Once again Terry has traveled Texas, east to west, north to south. This time she’s focused on the best restaurants in major cities and the hidden diner gems on the backroads between dusty small towns. Her goal, of course, is food but there’s history here, too.

For example, there is a recipe for Chicken Fried Waffles. It’s a good, solid recipe. But Terry must have been giggling when she wrote the real story. It isn’t a Texas recipe at all. It isn’t even Southern. Well, that’s not quite true. Waffles do come from the south thanks to the man who brought the first waffle iron to America, who else but Thomas Jefferson. And the fried chicken was a favorite of Black Americans who migrated north to the industrial cities. It was in Harlem, that chicken met waffles. And then a Harlem man moved to Los Angeles where celebrities embraced the dish. And the dish has migrated all across the nation, right down to Texas where everybody thinks it came from in the first place.

That story is an example of the research and detail that Terry has applied in collecting these recipes. Her message is that Texas always was and now, even more so, has become an amalgam of cuisines from around the world. There’s Hispanic influence, of course, but also Cajun and German. And then there’s the creativity of today’s world class Texas chefs refashioning Texas ingredients to make your breakfast very, very delightful.

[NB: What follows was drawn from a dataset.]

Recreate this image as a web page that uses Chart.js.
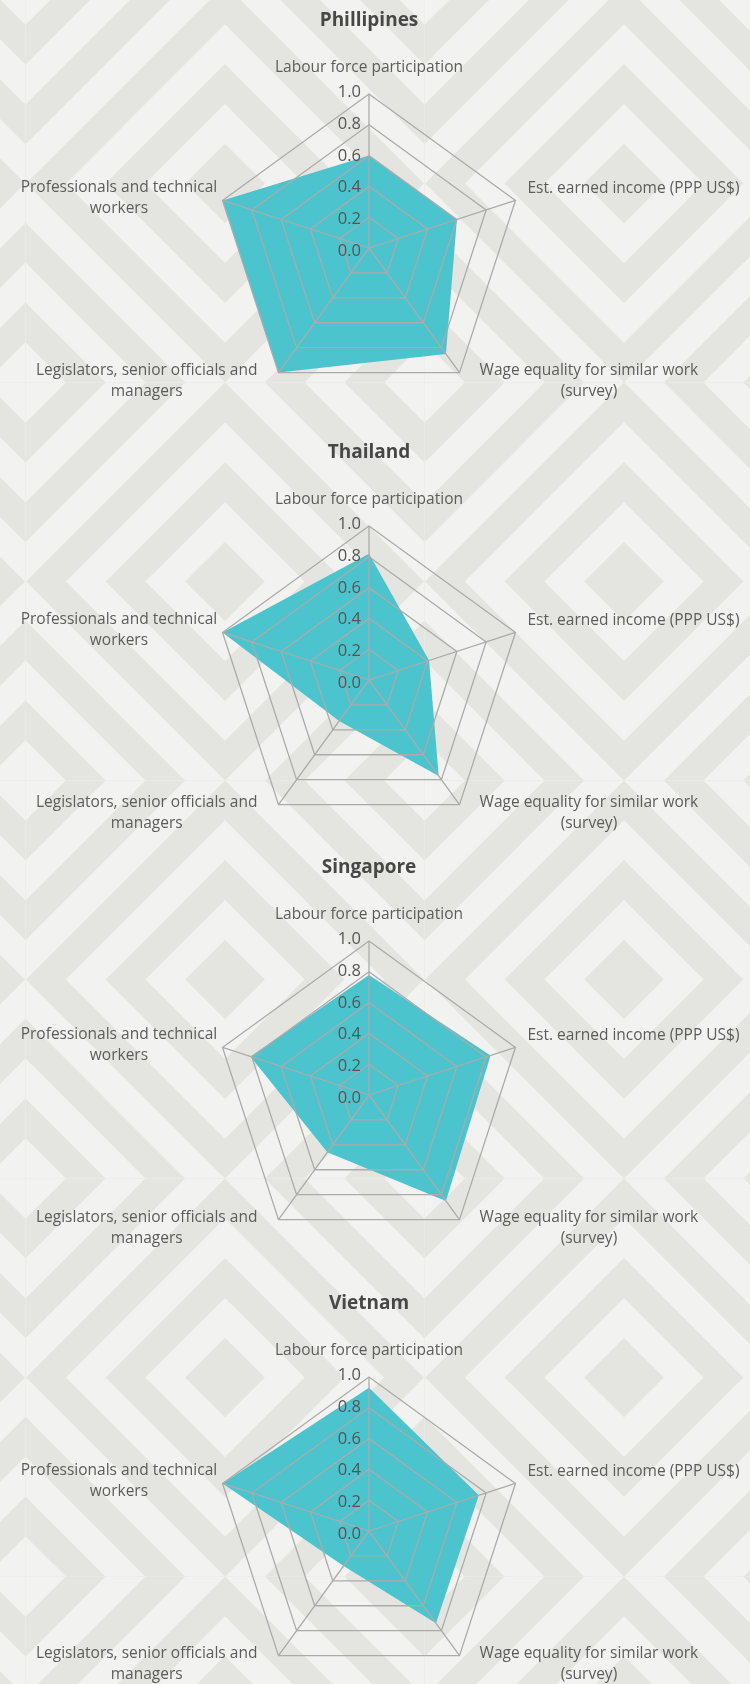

There are chapters here for:

  • Breakfast and Brunch Libations
  • Crack an Egg: Simple, Classic and Fancy Presentations
  • Heavenly, Syrup Pancakes, French Toast and Waffles
  • Meat Lover’s Breakfast and Brunch dishes
  • Breakfast and Brunch form the Bounty of the Waters
  • Vegan Breakfast and Brunch Menus and Great Sides for Any Breakfast
  • Tasty Pastries

Inside those “normal sounding” titles are page after page of dishes you’ll want to sample. Dishes like:

Apfelpfannkuchen, a skillet sized single fluffy pancake with apples, honey and cinnamon

Carne Asada Waffle with Warm Brie and Coffee-Maple Syrup

Eggs Benedict with Chipotle Hollandaise Sauce

Mexican Hot Chocolate with almonds

Smoked Catfish Mousse with Ravigote Sauce and Sweet Potato Chips

Apple-Raisin Blinis with Mascarpone and Honey plus Raspberries

Pork Barbecue with Mole Verde

Crab Cakes and Poached Eggs on Fried Green Tomatoes with Orange-Ginger Hollandaise Sauce

Apricot Ginger Scones

Mexican Hash Browns with Serrano Chilies and Monterey Jack Cheese

Quail in Country Ham on Scrambled Eggs with Peppered Coffee Gravy

And, to end the breakfast meal, there are desserts. What better way to finish than with gooey Bananas Foster. I mean, if you start with the Honey Baked Tomatoes, which are relatively healthy for God’s sake, you deserve that closing combination of sugar and rum and bananas. Ask any Texan. Or just read the gracious and glorious ideas in Breakfast in Texas.

Breakfast in Texas is especially wonderful because of the photography by Sandy Wilson, a woman who knows how to make sauce drip off the page. Her Chipotle Hollandaise will suck you right into the book!